The consultation closed at the end of September, AND the intention is that the revised outsourcing policy will come into force in the first quarter of 2017; however, no response to industry feedback has been issued by the JFSC since the end of the consultation period, so the timing remains uncertain.

AML consultation

This consultation, published on September 23, 2016, sought input on the proposed new fund’s section to the Anti-money Laundering/Combating the Financing of Terrorism (AML/CFT) Handbook for the regulated financial services business.

The new section is aimed at providing additional clarification and guidance on certain aspects of the AML/CFT regime and, as such, it would not amend any existing statutory or regulatory AML/CFT obligations for funds or fund operators, nor would it contain any new codes of practice.

Following a November 15, 2016, briefing session on the proposals hosted by the JFSC for individuals in the fund’s sector on the consultation, the consultation closed on November 25, 2016.

Private fund consultation paper

In August 2016 the Jersey Financial Services Commission (JFSC) issued a consultation paper about the proposed rationalisation and consolidation of Jersey’s private funds and unregulated funds regimes.

The paper is the result of work undertaken by a funds working group comprised of members of the government, the JFSC, Jersey Finance, the Jersey Funds Association and industry experts. It aims to simplify Jersey’s fund’s legislation and regulation process while retaining flexibility and innovation.
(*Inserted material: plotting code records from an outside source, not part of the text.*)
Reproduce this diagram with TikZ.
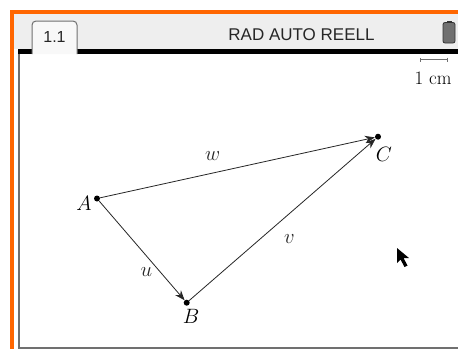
\documentclass[tikz,border=0pt]{standalone}
\usepackage{fontspec}
\setsansfont{Liberation Sans}
\usetikzlibrary{arrows.meta,positioning}
\definecolor{nsorange}{HTML}{FF6600}
\definecolor{hdrgray}{HTML}{EEEEEE}
\definecolor{framegray}{HTML}{707070}

\begin{document}
\begin{tikzpicture}[x=1pt, y=-1pt, every node/.style={inner sep=0pt, font=\fontsize{20.74}{21}\selectfont},
        pnt/.style={circle, fill=black, minimum size=6pt},
        vec/.style={line width=0.8pt, black!85, -{Stealth[length=10pt, width=7.5pt]}},
        hdr/.style={font=\sffamily\fontsize{17}{17}\selectfont, black!85}]
        \useasboundingbox (0,0) rectangle (458,349);
        % frame and header
        \fill[white] (0,0) rectangle (458,349);
        \fill[nsorange] (10,10) rectangle (458,13.5);
        \fill[nsorange] (10,10) rectangle (14,349);
        \fill[hdrgray] (14,13.5) rectangle (458,48.5);
        \fill[black] (18,48.5) rectangle (458,53.5);
        \draw[framegray, line width=1.5pt] (18.8,53.5) -- (18.8,348.2) -- (458,348.2);
        \filldraw[fill=white!60!hdrgray, draw=framegray, line width=1pt, rounded corners=4pt] (32,54) -- (32,21) -- (77,21) -- (77,54);
        \node[hdr, font=\sffamily\fontsize{16}{16}\selectfont] (tab) at (54.5,37) {1.1};
        \node[hdr] (mode) at (301.5,34.5) {RAD AUTO REELL};
        \filldraw[fill=framegray, draw=black!80, line width=0.8pt, rounded corners=2pt] (443,43) rectangle (455,22.5);
        \fill[black!80] (446.5,22.5) rectangle (451.5,20.5);
        % scale
        \coordinate (s1) at (420,59.5);
        \coordinate (s2) at (448,59.5);
        \draw[framegray, line width=1pt, {Bar[width=4pt]}-{Bar[width=4pt]}] (s1) -- (s2);
        \node[font=\fontsize{19}{19}\selectfont] (scl) at (433,78) {1 cm};
        % points
        \node[pnt] (A) at (97,198.5) {};
        \node[pnt] (B) at (186.7,302.7) {};
        \node[pnt] (C) at (378,136.7) {};
        \node[left=2pt of A, yshift=-4.5pt] (lA) {$A$};
        \node[below=3pt of B, xshift=4.5pt] (lB) {$B$};
        \node[below=7pt of C, xshift=6pt] (lC) {$C$};
        % vectors
        \draw[vec] (A) -- node[pos=0.72, left=8pt] (lu) {$u$} (B);
        \draw[vec] (B) -- node[pos=0.47, below right=10pt and 7pt] (lv) {$v$} (C);
        \draw[vec] (A) -- node[pos=0.41, above=12pt] (lw) {$w$} (C);
        % cursor
        \fill[black] (397,248) -- (397,263) -- (400.5,259.5) -- (404.5,267) -- (407.5,265.5) -- (403.5,258) -- (409,258) -- cycle;
    \end{tikzpicture}
\end{document}
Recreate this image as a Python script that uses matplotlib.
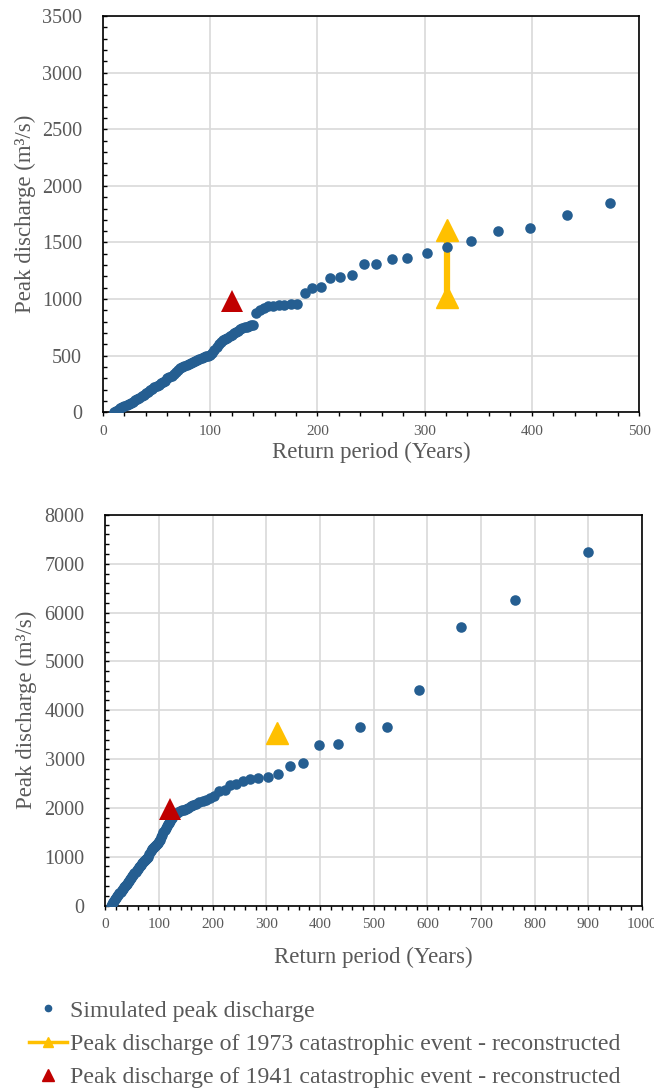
import matplotlib
matplotlib.use("Agg")
import matplotlib.pyplot as plt
from matplotlib.lines import Line2D
from matplotlib.ticker import MultipleLocator

plt.rcParams["font.family"] = ["Liberation Serif", "DejaVu Serif"]

BLUE = "#255E91"
YELLOW = "#FFC000"
RED = "#C00000"
GREY = "#595959"
GRID = "#D9D9D9"

# ---- top panel: simulated peak discharge vs return period ----
top_T = [10, 12, 14, 16, 18, 20, 22, 24, 26, 28, 30, 32, 34, 36, 38, 40, 42, 44, 46, 48,
         50, 52, 54, 56, 58, 60, 62, 64, 66, 68, 70, 72, 74, 76, 78, 80, 82, 84, 86, 88,
         90, 92, 94, 96, 98, 100, 102, 104, 106, 108, 110, 112, 114, 116, 118, 120, 122,
         124, 126, 128, 130, 132, 134, 136, 138, 140, 143, 146, 150, 154, 159, 164, 169,
         175, 181, 188, 195, 203, 212, 221, 232, 243, 255, 270, 284, 302, 321, 343, 368,
         398, 433, 473]
top_Q = [0, 12, 25, 38, 50, 60, 68, 76, 85, 95, 105, 117, 130, 142, 155, 167, 180, 195, 208, 220,
         232, 244, 255, 266, 280, 300, 312, 324, 338, 355, 372, 388, 400, 410, 420, 428, 437, 446, 455, 465,
         475, 483, 490, 496, 500, 505, 525, 550, 580, 605, 620, 635, 648, 660, 672, 685, 697,
         710, 722, 735, 745, 752, 758, 764, 768, 772, 880, 900, 925, 935, 940, 945, 950,
         955, 960, 1058, 1100, 1110, 1188, 1196, 1210, 1310, 1312, 1355, 1360, 1403, 1462, 1510, 1605,
         1625, 1745, 1845]

top_1973_T = [321, 321]
top_1973_Q = [1020, 1613]
top_1941_T = [120]
top_1941_Q = [980]

# ---- bottom panel ----
bot_T = [10, 12, 14, 16, 18, 20, 22, 24, 26, 28, 30, 32, 34, 36, 38, 40, 42, 44, 46, 48,
         50, 52, 54, 56, 58, 60, 62, 64, 66, 68, 70, 72, 74, 76, 78, 80, 82, 84, 86, 88,
         90, 92, 94, 96, 98, 100, 102, 104, 106, 108, 110, 112, 114, 116, 118, 120, 122,
         124, 126, 128, 130, 133, 136, 139, 142, 146, 150, 154, 159, 164, 169, 175, 181,
         188, 195, 203, 212, 222, 232, 244, 256, 270, 285, 302, 322, 344, 369, 398, 433,
         474, 524, 585, 662, 763, 900]
bot_Q = [0, 40, 70, 100, 130, 160, 190, 220, 255, 285, 315, 345, 375, 400, 425, 450, 480, 510, 540, 570,
         600, 630, 660, 690, 720, 750, 780, 810, 840, 865, 890, 915, 940, 960, 980, 1000, 1060, 1120, 1150, 1180,
         1200, 1220, 1240, 1260, 1290, 1320, 1350, 1400, 1450, 1510, 1550, 1590, 1620, 1660, 1700, 1740, 1770,
         1800, 1830, 1850, 1870, 1890, 1910, 1930, 1950, 1965, 1980, 2000, 2030, 2060, 2090, 2120, 2140,
         2160, 2200, 2245, 2350, 2365, 2470, 2485, 2555, 2585, 2620, 2640, 2700, 2860, 2915, 3290, 3310,
         3650, 3650, 4420, 5700, 6250, 7240]

bot_1973_T = [320]
bot_1973_Q = [3530]
bot_1941_T = [120]
bot_1941_Q = [1975]

fig = plt.figure(figsize=(6.54, 10.88), dpi=100)
ax1 = fig.add_axes([0.1575, 0.6210, 0.8196, 0.3643])
ax2 = fig.add_axes([0.1613, 0.1677, 0.8203, 0.3590])


def style_axis(ax, xmax, ymax, ymaj, ymin):
    ax.set_xlim(0, xmax)
    ax.set_ylim(0, ymax)
    ax.xaxis.set_major_locator(MultipleLocator(100))
    ax.xaxis.set_minor_locator(MultipleLocator(20))
    ax.yaxis.set_major_locator(MultipleLocator(ymaj))
    ax.yaxis.set_minor_locator(MultipleLocator(ymin))
    ax.grid(True, which="major", color=GRID, linewidth=1.2, zorder=0)
    ax.set_axisbelow(True)
    for s in ax.spines.values():
        s.set_color("black")
        s.set_linewidth(1.2)
    ax.tick_params(axis="x", which="both", direction="out", length=3, width=1,
                   labelsize=11, labelcolor=GREY, pad=6)
    ax.tick_params(axis="y", which="both", direction="in", length=3, width=1,
                   labelsize=14.5, labelcolor=GREY, pad=15)
    ax.set_xlabel("Return period (Years)", fontsize=16.5, color=GREY)
    ax.set_ylabel("Peak discharge (m³/s)", fontsize=16.5, color=GREY)


# Top
ax1.plot(top_1973_T, top_1973_Q, color=YELLOW, lw=4.5, marker="^", ms=16, zorder=2)
ax1.plot(top_T, top_Q, "o", color=BLUE, ms=7.6, mew=0, zorder=3)
ax1.plot(top_1941_T, top_1941_Q, "^", color=RED, ms=16.5, mew=0, zorder=4)
style_axis(ax1, 500, 3500, 500, 100)
ax1.xaxis.set_label_coords(0.5, -0.075)
ax1.yaxis.set_label_coords(-0.125, 0.5)

# Bottom
ax2.plot(bot_1973_T, bot_1973_Q, color=YELLOW, lw=4.5, marker="^", ms=16, zorder=2)
ax2.plot(bot_T, bot_Q, "o", color=BLUE, ms=7.6, mew=0, zorder=3)
ax2.plot(bot_1941_T, bot_1941_Q, "^", color=RED, ms=16, mew=0, zorder=4)
style_axis(ax2, 1000, 8000, 1000, 200)
ax2.xaxis.set_label_coords(0.5, -0.105)
ax2.yaxis.set_label_coords(-0.128, 0.5)

handles = [
    Line2D([], [], color=BLUE, marker="o", ls="none", ms=4.5),
    Line2D([], [], color=YELLOW, marker="^", lw=2.5, ms=7),
    Line2D([], [], color=RED, marker="^", ls="none", ms=8),
]
labels = [
    "Simulated peak discharge",
    "Peak discharge of 1973 catastrophic event - reconstructed",
    "Peak discharge of 1941 catastrophic event - reconstructed",
]
leg = fig.legend(handles, labels, loc="upper left", bbox_to_anchor=(29 / 654, 1 - 1000 / 1088),
                 frameon=False, fontsize=17.2, handlelength=1.6, handletextpad=0.1,
                 labelspacing=0.48, borderpad=0, borderaxespad=0)
for t in leg.get_texts():
    t.set_color(GREY)

fig.savefig("out.png", dpi=100)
In summary, the consultation paper proposes to;

  • introduce the new Very Private Placement Fund Guide to provide greater certainty on the eligibility conditions and regulatory approach to the authorisation process for very private funds (to be re-branded subject to consultation);
  • introduce a new and universal definition of ‘professional investor’ to avoid the uncertainty that is created by having multiple non-retail investor definitions spread across the Private Placement Fund Guide, the Professional Investor-regulated Scheme orders, the Expert Fund Guide, the Restriction of Scope Order and the Unregulated Funds Order;
  • introduce modern regulatory powers in the Control of Borrowing (Jersey) Order (COBO) 1958 Law, including supervision, enforcement and cooperation powers in line with the powers available to the JFSC under the Collective Investment Funds (Jersey) Law 1988;
  • phase out COBO-only funds, which have seen a decline in applications since the introduction of private placement funds in 2012; and
  • phase out unregulated exchange traded funds, which the JFSC has seen being misused, given that they can be established simply by giving notice to the Companies Registry (as long as they are listed on a prescribed exchange) with no restrictions in relation to the number or types of investor or a minimum investment amount.